Drylands, Deserts and Desertification

Dating gully incision into an abandoned alluvial surface along the eastern termination of the Altyn Tagh Fault Dr. Nimrod Wieler Geological Survey of Israel

Nimrod Wieler
Israel

Headcut migration and gully incision are amongst the most important geomorphological processes driving soil erosion and land degradation in arid and semi-arid environments. Previous studies that investigated gully incision often constrained the timing of incision using the age of the surface incised and/or the age of post-incision sediment, because of difficulties in directly measuring the age of erosional features.

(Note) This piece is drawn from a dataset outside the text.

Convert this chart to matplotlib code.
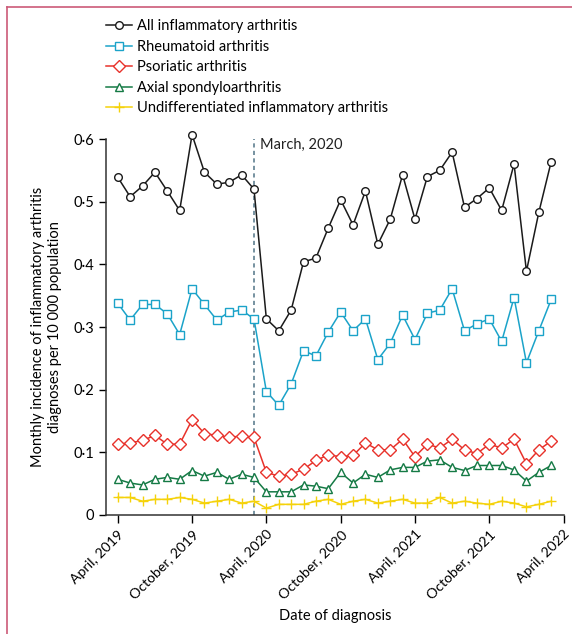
import matplotlib
matplotlib.use("Agg")
import matplotlib.pyplot as plt
from matplotlib.lines import Line2D
from matplotlib.ticker import FuncFormatter

plt.rcParams['font.family'] = ['Lato', 'DejaVu Sans']

# months since April 2019 (0 = April 2019, 35 = March 2022)
months = list(range(36))

all_ia = [0.539, 0.508, 0.525, 0.547, 0.517, 0.486, 0.607, 0.547, 0.528, 0.531, 0.543, 0.520,
          0.313, 0.294, 0.327, 0.404, 0.410, 0.458, 0.503, 0.463, 0.517, 0.432, 0.472, 0.543,
          0.472, 0.540, 0.550, 0.579, 0.491, 0.505, 0.522, 0.486, 0.560, 0.389, 0.483, 0.564]
ra = [0.338, 0.311, 0.336, 0.336, 0.321, 0.288, 0.361, 0.336, 0.311, 0.324, 0.327, 0.313,
      0.197, 0.175, 0.209, 0.262, 0.254, 0.292, 0.324, 0.294, 0.313, 0.248, 0.274, 0.319,
      0.280, 0.322, 0.327, 0.361, 0.294, 0.305, 0.313, 0.277, 0.347, 0.243, 0.294, 0.344]
psa = [0.113, 0.115, 0.119, 0.127, 0.113, 0.113, 0.152, 0.130, 0.127, 0.124, 0.126, 0.124,
       0.068, 0.062, 0.065, 0.073, 0.087, 0.096, 0.093, 0.095, 0.115, 0.104, 0.104, 0.121,
       0.093, 0.113, 0.107, 0.121, 0.104, 0.098, 0.113, 0.107, 0.121, 0.082, 0.104, 0.118]
axspa = [0.057, 0.051, 0.048, 0.057, 0.060, 0.057, 0.071, 0.062, 0.068, 0.057, 0.065, 0.060,
         0.037, 0.037, 0.037, 0.048, 0.046, 0.042, 0.068, 0.051, 0.065, 0.060, 0.072, 0.076,
         0.076, 0.086, 0.088, 0.076, 0.071, 0.079, 0.079, 0.079, 0.072, 0.054, 0.068, 0.079]
uia = [0.028, 0.028, 0.022, 0.025, 0.025, 0.028, 0.025, 0.019, 0.022, 0.025, 0.019, 0.022,
       0.011, 0.017, 0.017, 0.017, 0.022, 0.025, 0.017, 0.022, 0.025, 0.019, 0.022, 0.025,
       0.019, 0.019, 0.028, 0.019, 0.022, 0.019, 0.017, 0.022, 0.019, 0.013, 0.017, 0.022]

tick_pos = [0, 6, 12, 18, 24, 30, 36]
tick_labels = ["April, 2019", "October, 2019", "April, 2020", "October, 2020",
               "April, 2021", "October, 2021", "April, 2022"]
yticks = [0, 0.1, 0.2, 0.3, 0.4, 0.5, 0.6]

fig = plt.figure(figsize=(5.72, 6.34), dpi=100)
ax = fig.add_axes([0.1853, 0.1877, 0.800, 0.593])

ax.axvline(11, color='#5f7f90', linestyle=(0, (2.5, 2)), linewidth=1.2, zorder=1)
ax.text(11.5, 0.59, "March, 2020", fontsize=10.5, color='#222222', va='center', ha='left')

series = [
    ("All inflammatory arthritis", all_ia, '#1a1a1a', 'o', 5.5),
    ("Rheumatoid arthritis", ra, '#1ba3c9', 's', 5.5),
    ("Psoriatic arthritis", psa, '#e8322b', 'D', 6),
    ("Axial spondyloarthritis", axspa, '#157a45', '^', 6),
    ("Undifferentiated inflammatory arthritis", uia, '#f5d20a', '+', 6.5),
]
for name, vals, col, mk, ms in series:
    ax.plot(months, vals, color=col, marker=mk, markersize=ms, linewidth=1.1,
            markerfacecolor='white', markeredgecolor=col, markeredgewidth=1.0,
            label=name, zorder=3, clip_on=False)

ax.set_xlim(-0.95, 36)
ax.set_ylim(0, 0.6)
ax.set_xticks(tick_pos)
ax.set_xticklabels(tick_labels, rotation=45, ha='right', rotation_mode='anchor', fontsize=10.2)
ax.set_yticks(yticks)
ax.yaxis.set_major_formatter(FuncFormatter(lambda v, p: "0" if v == 0 else f"{v:.1f}".replace(".", "\u00b7")))
ax.tick_params(axis='y', labelsize=10.5, length=5, width=1, direction='out')
ax.tick_params(axis='x', length=6, width=1, direction='out')
for s in ['top', 'right']:
    ax.spines[s].set_visible(False)
for s in ['left', 'bottom']:
    ax.spines[s].set_linewidth(1.1)
    ax.spines[s].set_color('#333333')

ax.set_ylabel("Monthly incidence of inflammatory arthritis\ndiagnoses per 10 000 population",
              fontsize=10.5, labelpad=8, linespacing=1.3)
ax.set_xlabel("Date of diagnosis", fontsize=10.5, labelpad=6)

fig.legend(loc='upper left', bbox_to_anchor=(0.175, 0.979), frameon=False, fontsize=10.5,
           handlelength=1.8, handletextpad=0.3, labelspacing=0.45, borderaxespad=0)

# pink frame on top and left
fig.add_artist(Line2D([0.0122, 1.0], [0.989, 0.989], color='#cc5a78', linewidth=1.2,
                      transform=fig.transFigure))
fig.add_artist(Line2D([0.0122, 0.0122], [0.0, 0.989], color='#cc5a78', linewidth=1.2,
                      transform=fig.transFigure))

fig.savefig("out.png", dpi=100)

As channels are inherently younger than the landform they incise and are necessarily older than the sediments they accumulate, this common practice may cause large uncertainties in soil erosional rates. To address this problem, we focused on a unique site along the Altyn Tagh Fault (ATF) at its eastern termination near 97°E, where three adjacent gullies incise into a 52 ka abandoned alluvial desert surface and are laterally offset by the ATF by a different magnitude. To estimate the age of each offset gully separately, we employed a locally calibrated version of the stream-power-law, a commonly used model for channel incision. We used high-resolution topography together with the age and reconstructed initial topography of the surface to empirically constrain the model parameters for adjacent gullies that incise the same fan surface but are not offset by the fault. Our computed ages for the offset gullies are all younger than the surface they incise and proportional to the magnitude of offset of the gullies, thus supporting the validity of our approach. Additional field work and geomorphologic analyses are needed to further test this approach in different settings.